In the days after the Capitol attack, as horrifying footage emerged of marauders ransacking the building and chanting, “Hang Mike Pence!” and “Treason!,” McConnell, through a series of anonymously sourced reports in major news outlets, distanced himself even further from the President. As a prominent Republican strategist noted, “Nothing’s ever happenstance with McConnell”—and so each report was taken as a Delphic signal.’
‘Adam Jentleson, a former top Democratic Senate aide and the author of “Kill Switch,” a new book about the Senate, said, of McConnell, “He should be deservedly held accountable for spending more than a month giving credence to Trump’s claims of election fraud—on the Senate floor.” Jentleson added that McConnell, by failing to speak out earlier, had “offered legitimacy” to Trump’s war on the truth: “Other Republicans took their signals from McConnell and continued to fan the flames. You can blame the rioters, but the entire Republican Party was telling them their claims were legitimate.”’
‘Still, given Trump’s continuing popularity among Republicans, many people in Washington were surprised that McConnell—who is by far the most powerful, and often the most inscrutable, member of the Party in Congress—was willing to openly revolt against him. But John Yarmuth, a Democratic representative from Louisville, Kentucky, who has known McConnell since the late sixties, told me he’d long predicted that the alliance between Trump and McConnell would end once the President could no longer help McConnell. “Three years ago, I said he’d wait until Trump was an existential threat to the Party, and then cut him loose,” Yarmuth said. “He’s been furious with Trump for a long time. Many who know him have talked with him about how much he hates Trump.” But, Yarmuth noted, McConnell, focussed on Republican judicial appointments, “made a Faustian deal for all those judges.” Since 2017, McConnell has played an oversized role in helping Trump install more than two hundred conservative federal judges, including three Supreme Court Justices.’

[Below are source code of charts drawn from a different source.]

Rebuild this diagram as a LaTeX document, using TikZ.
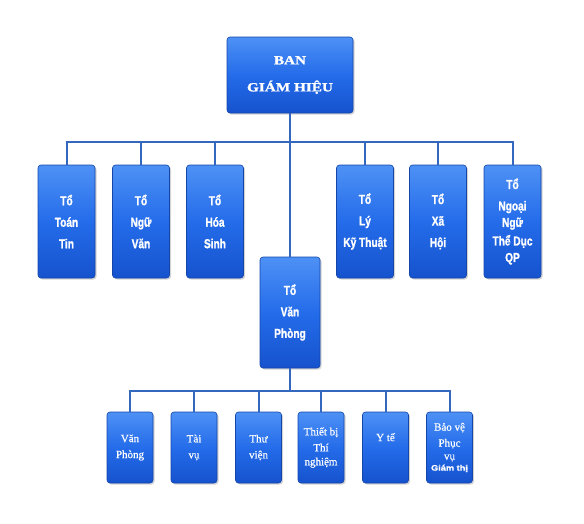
\documentclass[tikz,border=0pt]{standalone}
\usepackage{fontspec}
\usetikzlibrary{shadows}
\newfontfamily\deptfont[FakeStretch=0.78,FakeBold=1.2]{Liberation Sans Bold}
\newfontfamily\headfont[FakeStretch=1.22,FakeBold=1.5]{Liberation Serif Bold}
\newfontfamily\unitfont[FakeBold=0.6]{Liberation Serif}
\newfontfamily\tinyfont[FakeStretch=1.15,FakeBold=1]{Liberation Sans Bold}
\definecolor{linecol}{RGB}{52,104,190}
\definecolor{boxtop}{RGB}{78,145,245}
\definecolor{boxmid}{RGB}{36,108,234}
\definecolor{boxbot}{RGB}{22,82,205}
\definecolor{boxedge}{RGB}{20,70,170}
\tikzset{
  bluebox/.style={rectangle, rounded corners=3pt, draw=boxedge, line width=0.6pt,
    top color=boxtop, bottom color=boxbot, middle color=boxmid,
    text=white, align=center, inner sep=0pt,
    drop shadow={shadow xshift=1.5pt, shadow yshift=-1.5pt, opacity=0.35}},
  headbox/.style={bluebox, minimum width=126pt, minimum height=76pt,
    font=\headfont\fontsize{12.5}{27}\selectfont},
  deptbox/.style={bluebox, minimum width=57pt, minimum height=113pt,
    font=\deptfont\fontsize{13}{21.5}\selectfont},
  unitbox/.style={bluebox, minimum width=46pt, minimum height=71pt,
    font=\unitfont\fontsize{11}{16}\selectfont},
  conn/.style={draw=linecol, line width=2pt}
}
\begin{document}
\begin{tikzpicture}[x=1pt, y=-1pt]
\useasboundingbox (0,0) rectangle (584,523);
\coordinate (busA) at (290,142);
\coordinate (busB) at (290,391);
\node[headbox] (top) at (290,75) {BAN\\GIÁM HIỆU};
\node[deptbox] (d1) at (66.5,221.5) {Tổ\\Toán\\Tin};
\node[deptbox] (d2) at (141,221.5) {Tổ\\Ngữ\\Văn};
\node[deptbox] (d3) at (215,221.5) {Tổ\\Hóa\\Sinh};
\node[deptbox] (d4) at (365,221.5) {Tổ\\Lý\\Kỹ Thuật};
\node[deptbox] (d5) at (438,221.5) {Tổ\\Xã\\Hội};
\node[deptbox] (d6) at (512.5,221.5) {Tổ\\Ngoại\\[-5pt]Ngữ\\[-3pt]Thể Dục\\[-5pt]QP};
\node[deptbox, minimum width=60pt, minimum height=111pt] (vp) at (290,312.5) {Tổ\\Văn\\Phòng};
\node[unitbox] (u1) at (130,447.5) {Văn\\Phòng};
\node[unitbox] (u2) at (194,447.5) {Tài\\vụ};
\node[unitbox] (u3) at (258.5,447.5) {Thư\\viện};
\node[unitbox] (u4) at (321,447.5) {Thiết bị\\Thí\\[-2pt]nghiệm};
\node[unitbox] (u5) at (385.5,447.5) {Y tế\\ \strut};
\node[unitbox] (u6) at (449.5,447.5) {Bảo vệ\\Phục\\[-3pt]vụ\\[-5pt]{\tinyfont\fontsize{8}{9}\selectfont Giám thị}};
\draw[conn] (top.south) -- (vp.north);
\draw[conn] (d1.north) -- (d1.north |- busA) -- (d6.north |- busA) -- (d6.north);
\foreach \n in {d2,d3,d4,d5} \draw[conn] (\n.north) -- (\n.north |- busA);
\draw[conn] (vp.south) -- (busB);
\draw[conn] (u1.north) -- (u1.north |- busB) -- (u6.north |- busB) -- (u6.north);
\foreach \n in {u2,u3,u4,u5} \draw[conn] (\n.north) -- (\n.north |- busB);
\end{tikzpicture}
\end{document}
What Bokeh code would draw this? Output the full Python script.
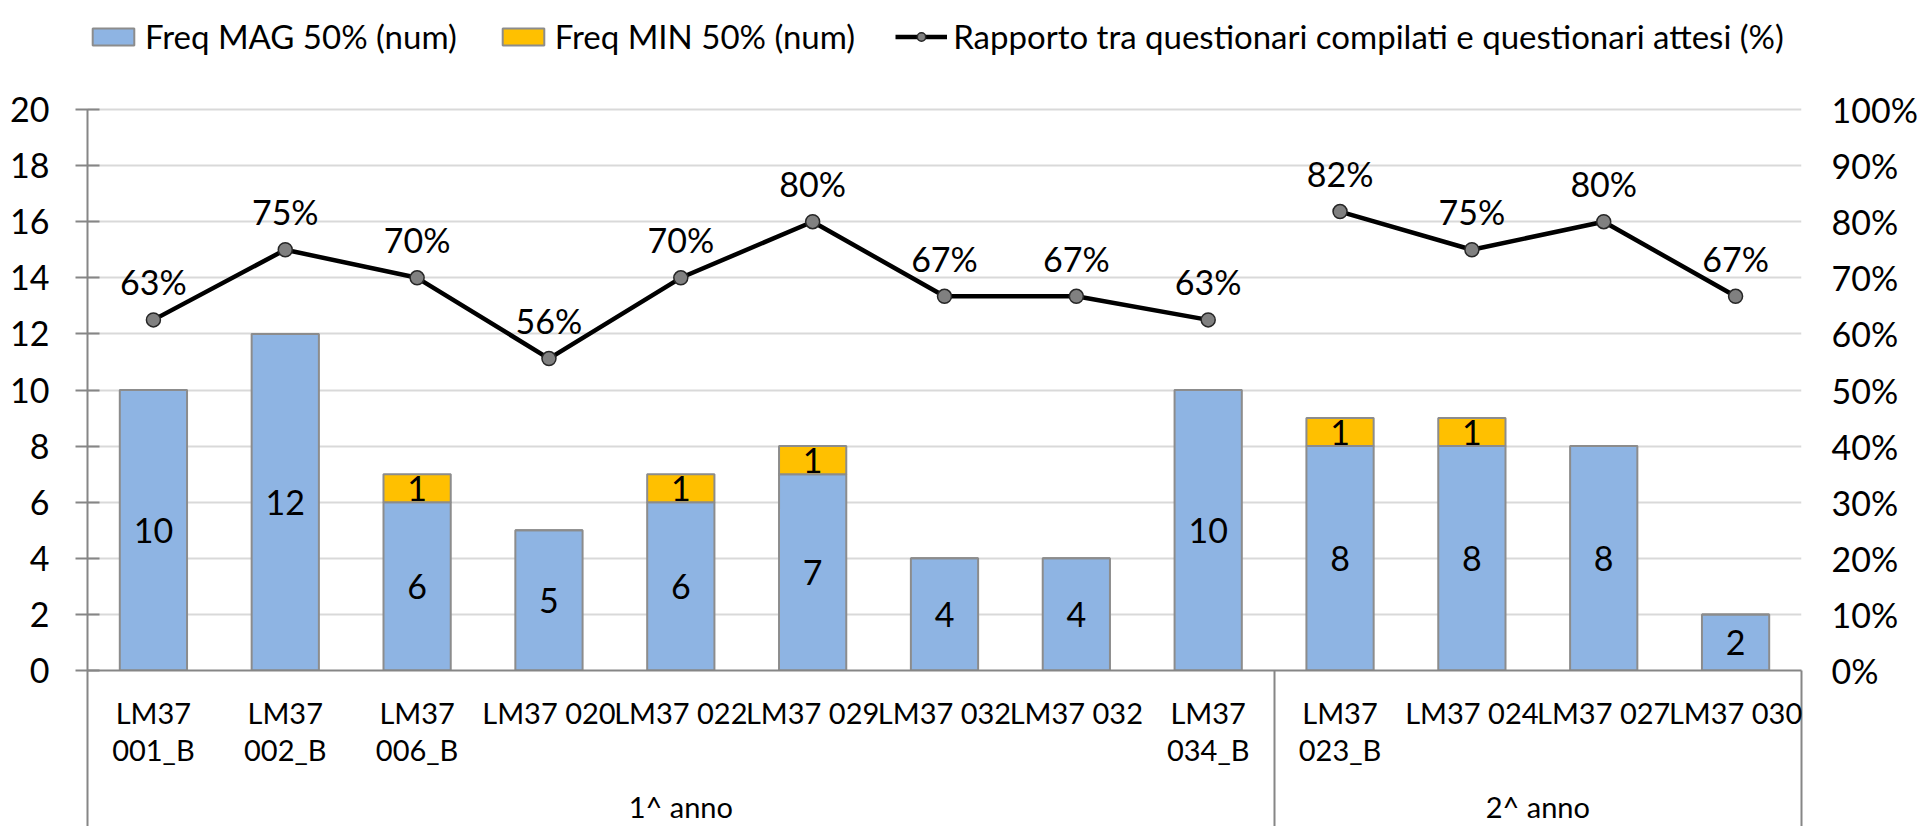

‘As it turned out, the Republican leadership’s complicity with Trump was not only cynical; it also may have been an egregious miscalculation, given that voter data suggests his unchecked behavior likely cost the Republican Party the two Georgia seats. The chaos and the intra-party warfare in the state appear to have led large numbers of moderate Republican voters in the suburbs to either vote Democratic or not vote at all. And in some deeply conservative pockets of Georgia where the President held rallies, such as the Dalton area, Republican turnout was unexpectedly low, likely because Trump had undermined his supporters’ faith in the integrity of American elections.’
‘ After the January 6th insurrection, dozens of the largest corporate campaign donors, including A.T. & T., Comcast, and Honeywell, used their cash to send a message: their political action committees would no longer contribute to the hundred and forty-seven Republican representatives and senators who had opposed certification of the Presidential election even after the Capitol riot, on the spurious ground that the process had been less than fair. Even Koch Industries, the huge oil-refining conglomerate that has served as the conservative movement’s piggy bank for decades, said that it was reëvaluating its political contributions. McConnell, who once infamously declared that the three most important ingredients for political success in America are “money,” “money,” and “money,” was reportedly alarmed.’
‘Christopher Browning, a historian of the Holocaust and Nazi Germany, told me that McConnell has been almost “Houdini-like at escaping his own devil’s pact” with Trump. In a widely admired essay in The New York Review of Books, from 2018, Browning called McConnell “the gravedigger of American democracy,” and likened him to elected officials in Weimar Germany who struck early deals with Hitler, mistakenly believing that they could contain him and his followers. When I asked Browning if he still regarded McConnell in this way, he said that the new Minority Leader had “cut a better deal than most.” McConnell was “lucky that Trump was so lazy, feckless, and undisciplined.” Hitler didn’t go golfing, Browning pointed out. But Browning found little to celebrate in McConnell’s performance. “If Trump had won the election, Mitch would not be jumping ship,” he noted. “But the fact is Trump lost, and his coup failed. And that opened an escape hatch for Mitch.” Browning warned, however, that “the McConnell wing was ready to embrace Trump’s usurping of democracy—if Trump could pull it off.”’
Read the article here.
McConnel threw Trump in the garbage, he did it probably with great pleasure, but he would not have done it when Trump would not have been a wounded animal.
He got rid of the leader, not because the leader was evil, but because the leader was weak.
It’s still possible that the Republican party will split in two but McConnell’s talents should not be underestimated.
He is a man, who has no soul, and is still capable of selling it. Truly Faustian.